» DIRECTIONS:
Determine which lines of the records include the word "with", and copy them.

» RECORDED DATA:
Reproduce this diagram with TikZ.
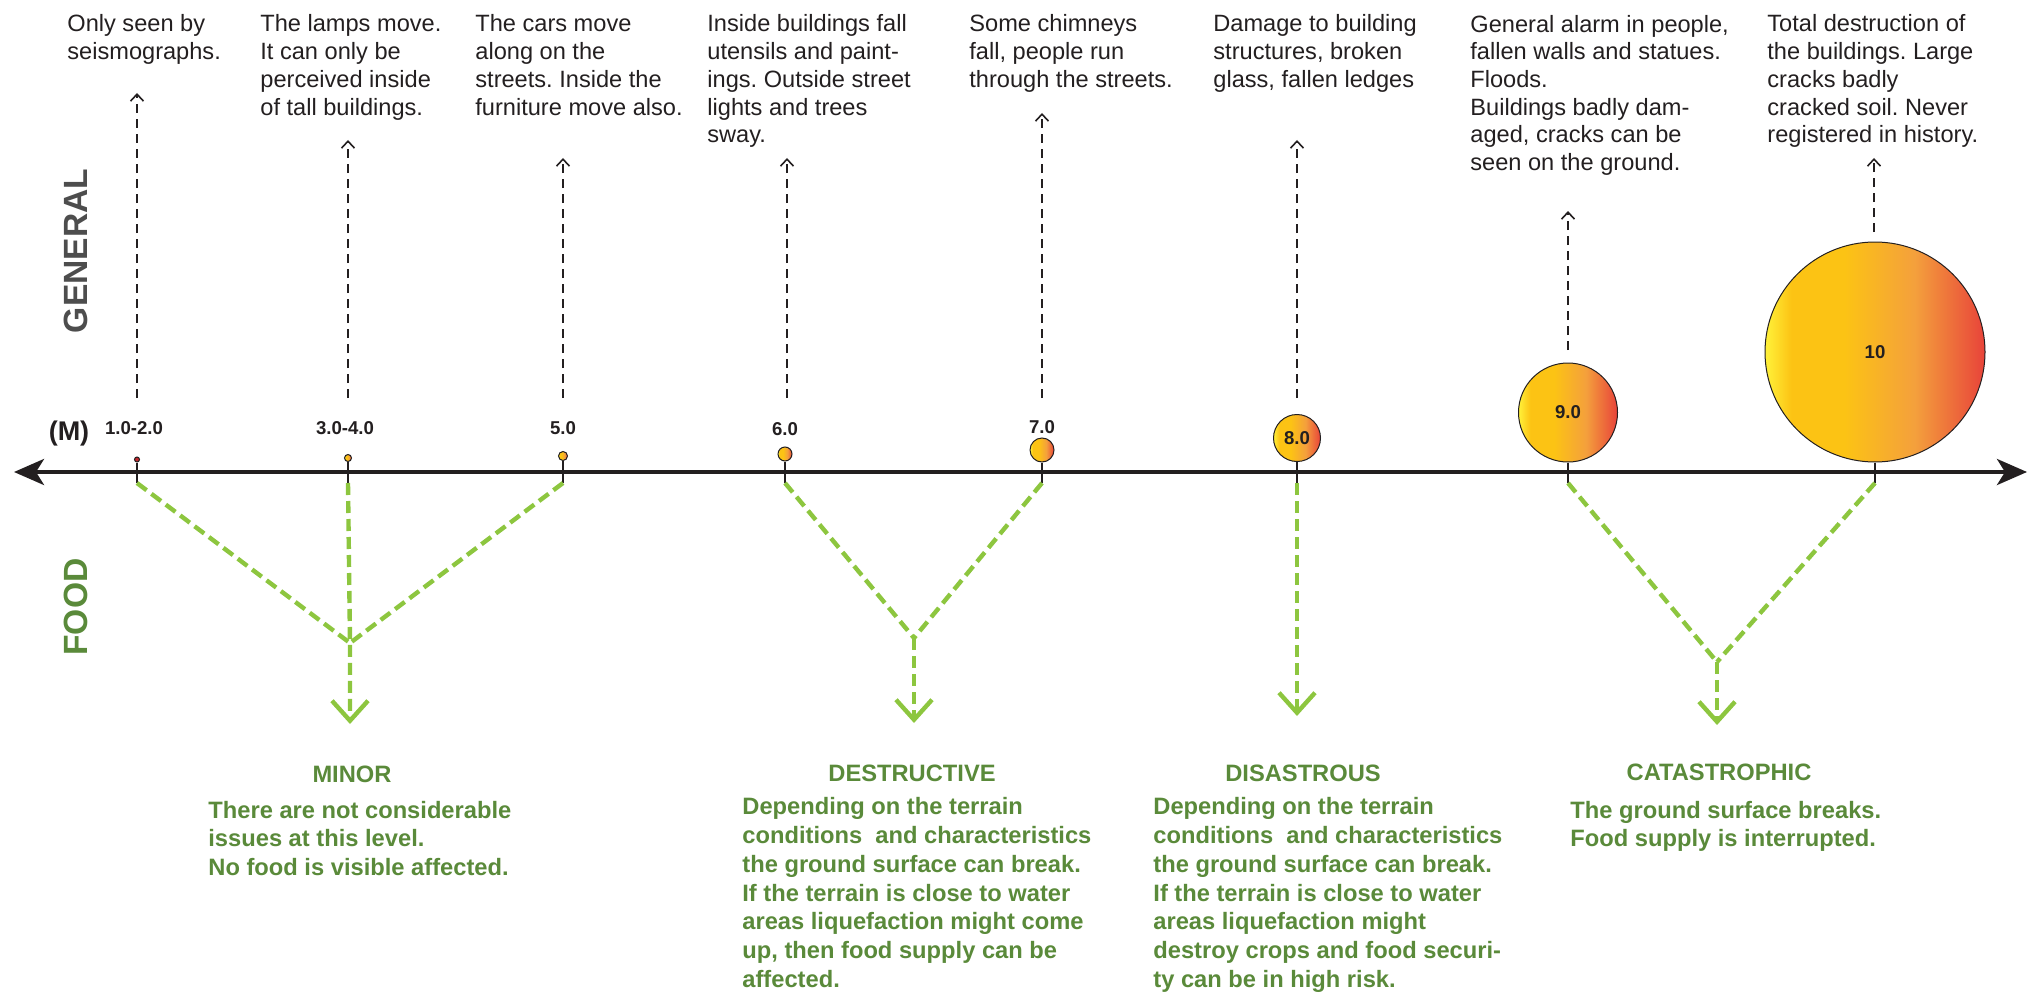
\documentclass[tikz,border=0pt]{standalone}
\usepackage{fontspec}
\setmainfont{Liberation Sans}
\usetikzlibrary{arrows.meta}
\frenchspacing

\definecolor{quakeyellow}{HTML}{FFF23A}
\definecolor{quakegold}{HTML}{FCC314}
\definecolor{quakeorange}{HTML}{F4A03C}
\definecolor{quakered}{HTML}{E8433A}
\definecolor{dotred}{HTML}{C1272D}
\definecolor{foodgreen}{HTML}{5A8A3A}
\definecolor{limegreen}{HTML}{8DC63F}
\definecolor{generalgray}{HTML}{4D4D4D}
\definecolor{inkblack}{HTML}{231F20}

\pgfdeclarehorizontalshading{quakeshade}{100bp}{color(0bp)=(quakeyellow); color(25bp)=(quakeyellow); color(31bp)=(quakegold); color(43bp)=(quakegold); color(59bp)=(quakeorange); color(75bp)=(quakered); color(100bp)=(quakered)}

\tikzset{
  bubble/.style={circle, draw=inkblack, line width=0.5pt, inner sep=0pt, text=inkblack,
    font=\bfseries\fontsize{9.3}{10}\selectfont},
  hotbubble/.style={bubble, shading=quakeshade},
  stem/.style={line width=0.8pt, inkblack},
  axisline/.style={line width=2pt, inkblack,
    {Stealth[length=15pt,width=13pt,inset=4pt]}-{Stealth[length=15pt,width=13pt,inset=4pt]}},
  maglabel/.style={anchor=base, inner sep=0pt, text=inkblack, font=\bfseries\fontsize{9.3}{10}\selectfont},
  % multi-line nodes: base = baseline of the last line
  gentext/.style={anchor=base west, align=left, inner sep=0pt, text=inkblack,
    font=\fontsize{11.8}{13.85}\selectfont},
  genarrow/.style={line width=0.8pt, inkblack, dash pattern=on 4.5pt off 3pt,
    -{Straight Barb[length=3.5pt,width=6.5pt]}},
  foodline/.style={line width=2.2pt, limegreen, dash pattern=on 6pt off 3pt},
  foodarrow/.style={foodline, -{Straight Barb[length=10pt,width=18pt]}},
  foodtitle/.style={anchor=base, inner sep=0pt, text=foodgreen,
    font=\bfseries\fontsize{11.85}{14.4}\selectfont},
  foodtext/.style={anchor=base west, align=left, inner sep=0pt, text=foodgreen,
    font=\bfseries\fontsize{11.85}{14.4}\selectfont},
  sidetitle/.style={rotate=90, inner sep=0pt, font=\bfseries\fontsize{16.8}{17}\selectfont}
}

\begin{document}
\begin{tikzpicture}[x=0.5pt, y=-0.5pt]
  \useasboundingbox (0,0) rectangle (2029,995);

  % Side titles
  \node[sidetitle, text=generalgray] (general) at (76,251) {GENERAL};
  \node[sidetitle, text=foodgreen] (food) at (76,607) {FOOD};
  \node[maglabel, font=\bfseries\fontsize{13.5}{14}\selectfont] (munit) at (69,440) {(M)};

  % Magnitude axis
  \coordinate (west) at (14,472);
  \coordinate (east) at (2027,472);
  \draw[axisline] (west) -- (east);

  % Bubbles on the axis
  \node[bubble, fill=dotred, minimum size=2.5pt] (c1) at (137,459.5) {};
  \node[hotbubble, minimum size=3.5pt] (c2) at (348,458) {};
  \node[hotbubble, minimum size=4.5pt] (c3) at (563,456) {};
  \node[hotbubble, minimum size=7pt] (c4) at (785,454) {};
  \node[hotbubble, minimum size=12pt] (c5) at (1042,450) {};
  \node[hotbubble, minimum size=23.5pt] (c6) at (1297,438) {8.0};
  \node[hotbubble, minimum size=49.5pt] (c7) at (1568,412.5) {9.0};
  \node[hotbubble, minimum size=110pt] (c8) at (1875,352) {10};

  \coordinate (s1) at (137,483);
  \coordinate (s2) at (348,483);
  \coordinate (s3) at (563,483);
  \coordinate (s4) at (785,483);
  \coordinate (s5) at (1042,483);
  \coordinate (s6) at (1297,483);
  \coordinate (s7) at (1568,483);
  \coordinate (s8) at (1875,483);
  \draw[stem] (c1.south) -- (s1);
  \draw[stem] (c2.south) -- (s2);
  \draw[stem] (c3.south) -- (s3);
  \draw[stem] (c4.south) -- (s4);
  \draw[stem] (c5.south) -- (s5);
  \draw[stem] (c6.south) -- (s6);
  \draw[stem] (c7.south) -- (s7);
  \draw[stem] (c8.south) -- (s8);

  \node[maglabel] (l1) at (134,434) {1.0-2.0};
  \node[maglabel] (l2) at (345,434) {3.0-4.0};
  \node[maglabel] (l3) at (563,434) {5.0};
  \node[maglabel] (l4) at (785,435) {6.0};
  \node[maglabel] (l5) at (1042,433) {7.0};

  % General effects
  \node[gentext] (g1) at (67,59.7) {Only seen by\\seismographs.};
  \node[gentext] (g2) at (260,115.1) {The lamps move.\\It can only be\\perceived inside\\of tall buildings.};
  \node[gentext] (g3) at (475,115.1) {The cars move\\along on the\\streets. Inside the\\furniture move also.};
  \node[gentext] (g4) at (707,142.8) {Inside buildings fall\\utensils and paint-\\ings. Outside street\\lights and trees\\sway.};
  \node[gentext] (g5) at (969,87.4) {Some chimneys\\fall, people run\\through the streets.};
  \node[gentext] (g6) at (1213,87.4) {Damage to building\\structures, broken\\glass, fallen ledges};
  \node[gentext] (g7) at (1470,170.5) {General alarm in people,\\fallen walls and statues.\\Floods.\\Buildings badly dam-\\aged, cracks can be\\seen on the ground.};
  \node[gentext] (g8) at (1767,142.8) {Total destruction of\\the buildings. Large\\cracks badly\\cracked soil. Never\\registered in history.};

  \coordinate (b1) at (137,398);  \coordinate (u1) at (137,93);
  \coordinate (b2) at (348,398);  \coordinate (u2) at (348,140);
  \coordinate (b3) at (563,398);  \coordinate (u3) at (563,158);
  \coordinate (b4) at (787,398);  \coordinate (u4) at (787,158);
  \coordinate (b5) at (1042,398); \coordinate (u5) at (1042,113);
  \coordinate (b6) at (1297,398); \coordinate (u6) at (1297,140);
  \coordinate (b7) at (1568,350); \coordinate (u7) at (1568,211);
  \coordinate (b8) at (1874,232); \coordinate (u8) at (1874,158);
  \draw[genarrow] (b1) -- (u1);
  \draw[genarrow] (b2) -- (u2);
  \draw[genarrow] (b3) -- (u3);
  \draw[genarrow] (b4) -- (u4);
  \draw[genarrow] (b5) -- (u5);
  \draw[genarrow] (b6) -- (u6);
  \draw[genarrow] (b7) -- (u7);
  \draw[genarrow] (b8) -- (u8);

  % Food effects
  \coordinate (minorjoin) at (350,643);
  \coordinate (minortip) at (350,724);
  \coordinate (destructivejoin) at (914,638);
  \coordinate (destructivetip) at (914,723);
  \coordinate (disastroustip) at (1297,716);
  \coordinate (catastrophicjoin) at (1717,662);
  \coordinate (catastrophictip) at (1717,725);

  \draw[foodline] (s1) -- (minorjoin);
  \draw[foodline] (s3) -- (minorjoin);
  \draw[foodarrow] (s2) -- (minorjoin) -- (minortip);
  \draw[foodline] (s4) -- (destructivejoin);
  \draw[foodline] (s5) -- (destructivejoin);
  \draw[foodarrow] (destructivejoin) -- (destructivetip);
  \draw[foodarrow] (s6) -- (disastroustip);
  \draw[foodline] (s7) -- (catastrophicjoin);
  \draw[foodline] (s8) -- (catastrophicjoin);
  \draw[foodarrow] (catastrophicjoin) -- (catastrophictip);

  \node[foodtitle] (minor) at (352,782) {MINOR};
  \node[foodtext] (minortext) at (208,875.6) {There are not considerable\\issues at this level.\\No food is visible affected.};
  \node[foodtitle] (destructive) at (912,781) {DESTRUCTIVE};
  \node[foodtext] (destructivetext) at (742,987.5) {Depending on the terrain\\conditions~ and characteristics\\the ground surface can break.\\If the terrain is close to water\\areas liquefaction might come\\up, then food supply can be\\affected.};
  \node[foodtitle] (disastrous) at (1303,781) {DISASTROUS};
  \node[foodtext] (disastroustext) at (1153,987.5) {Depending on the terrain\\conditions~ and characteristics\\the ground surface can break.\\If the terrain is close to water\\areas liquefaction might\\destroy crops and food securi-\\ty can be in high risk.};
  \node[foodtitle] (catastrophic) at (1719,780) {CATASTROPHIC};
  \node[foodtext] (catastrophictext) at (1570,846.8) {The ground surface breaks.\\Food supply is interrupted.};
\end{tikzpicture}
\end{document}
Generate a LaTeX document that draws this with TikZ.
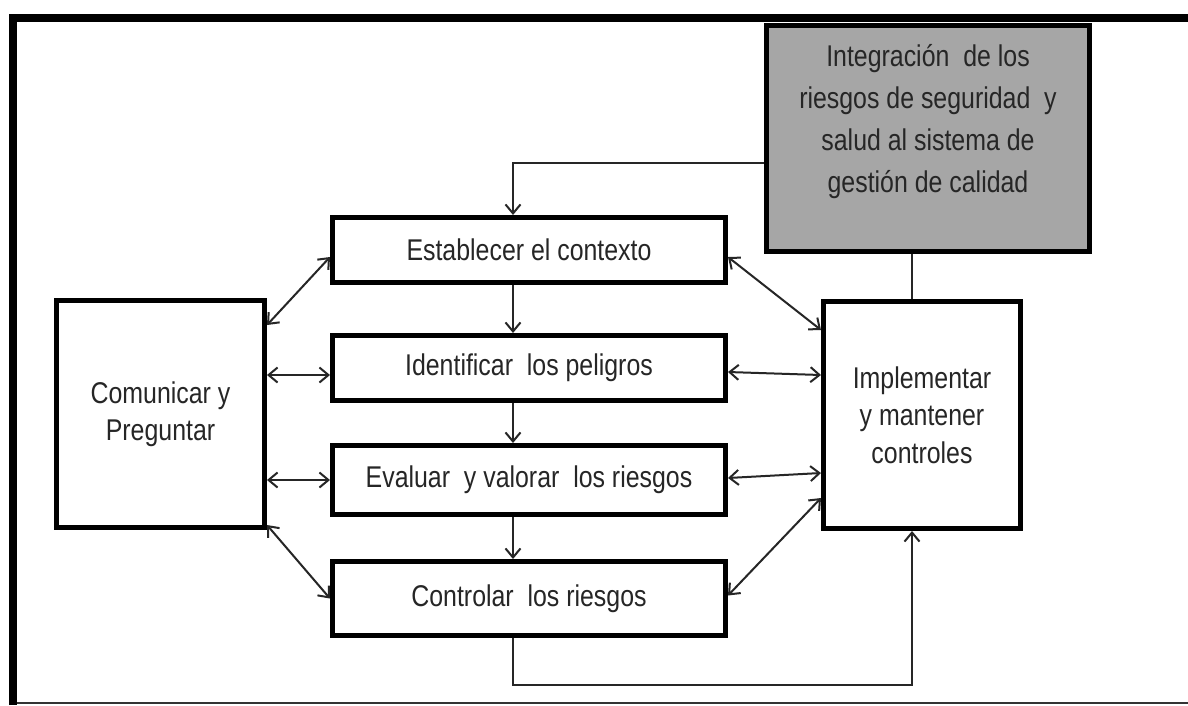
\documentclass[tikz,border=0pt]{standalone}
\usepackage{fontspec}
\setmainfont{Liberation Sans}[FakeStretch=0.83]
\usetikzlibrary{arrows.meta}
\definecolor{txtc}{HTML}{262626}
\definecolor{grayfill}{HTML}{A6A6A6}
\begin{document}
\begin{tikzpicture}[x=1pt,y=-1pt,
  box/.style={draw=black, line width=5pt, fill=white, inner sep=0pt, align=center,
    text=txtc, font={\fontsize{30}{37.5}\selectfont}},
  graybox/.style={box, fill=grayfill},
  lbl/.style={inner sep=0pt, align=center, text=txtc, font={\fontsize{30}{42}\selectfont}},
  conn/.style={draw=black!85, line width=2pt},
  arr/.style={conn, -{Straight Barb[length=9pt,width=15pt,line width=2pt]}},
  darr/.style={conn, {Straight Barb[length=9pt,width=15pt,line width=2pt]}-{Straight Barb[length=9pt,width=15pt,line width=2pt]}}
]
\useasboundingbox (0,0) rectangle (1188,705);
\fill[white] (0,0) rectangle (1188,705);
% frame
\draw[line width=8pt] (13,705) -- (13,18) -- (1188,18);
\draw[line width=2pt, black!80] (17,703) -- (1188,703);

% nodes
\node[box, minimum width=393pt, minimum height=65pt] (est) at (529,250) {Establecer el contexto};
\node[box, minimum width=393pt, minimum height=65pt] (ide) at (529,368) {Identificar\ \ los peligros};
\node[box, minimum width=393pt, minimum height=69pt] (eva) at (529,480) {Evaluar\ \ y valorar\ \ los riesgos};
\node[box, minimum width=393pt, minimum height=74pt] (con) at (529,598.5) {Controlar\ \ los riesgos};
\node[box, minimum width=208pt, minimum height=227pt] (com) at (160.5,414) {Comunicar y\\Preguntar};
\node[box, minimum width=197pt, minimum height=227pt] (imp) at (922,415) {Implementar\\y mantener\\controles};
\node[graybox, minimum width=323pt, minimum height=226pt] (gi) at (928,138.5) {};
\node[lbl] (gitxt) at ([yshift=17pt]gi.center) {Integración\ \ de los\\riesgos de seguridad\ \ y\\salud al sistema de\\gestión de calidad};

% top connector from gray box
\draw[arr] ([yshift=-24.5pt]gi.west) -| ([xshift=-16pt]est.north);
\draw[conn] ([xshift=-16pt]gi.south) -- ([xshift=-10pt]imp.north);

% vertical chain
\draw[arr] ([xshift=-16pt]est.south) -- ([xshift=-16pt]ide.north);
\draw[arr] ([xshift=-16pt]ide.south) -- ([xshift=-16pt]eva.north);
\draw[arr] ([xshift=-16pt]eva.south) -- ([xshift=-16pt]con.north);

% bottom loop
\coordinate (b1) at (513,685);
\coordinate (b2) at (912,685);
\draw[arr] ([xshift=-16pt]con.south) -- (b1) -- (b2) -- ([xshift=-10pt]imp.south);

% left double arrows
\coordinate (ideL) at ([yshift=-7pt]ide.west);
\draw[darr] ([yshift=89pt]com.east) -- ([yshift=-7pt]est.west);
\draw[darr] (com.east |- ideL) -- (ideL);
\draw[darr] (com.east |- eva.west) -- (eva.west);
\draw[darr] ([yshift=-111pt]com.east) -- (con.west);

% right double arrows
\draw[darr] ([yshift=-7pt]est.east) -- ([yshift=85pt]imp.west);
\draw[darr] ([yshift=-4pt]ide.east) -- ([yshift=40pt]imp.west);
\draw[darr] ([yshift=2pt]eva.east) -- ([yshift=-58pt]imp.west);
\draw[darr] ([yshift=3pt]con.east) -- ([yshift=-83pt]imp.west);
\end{tikzpicture}
\end{document}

» SOLUTION FOR THIS EXERCISE:
Reproduce this diagram with TikZ.
Generate a LaTeX document that draws this with TikZ.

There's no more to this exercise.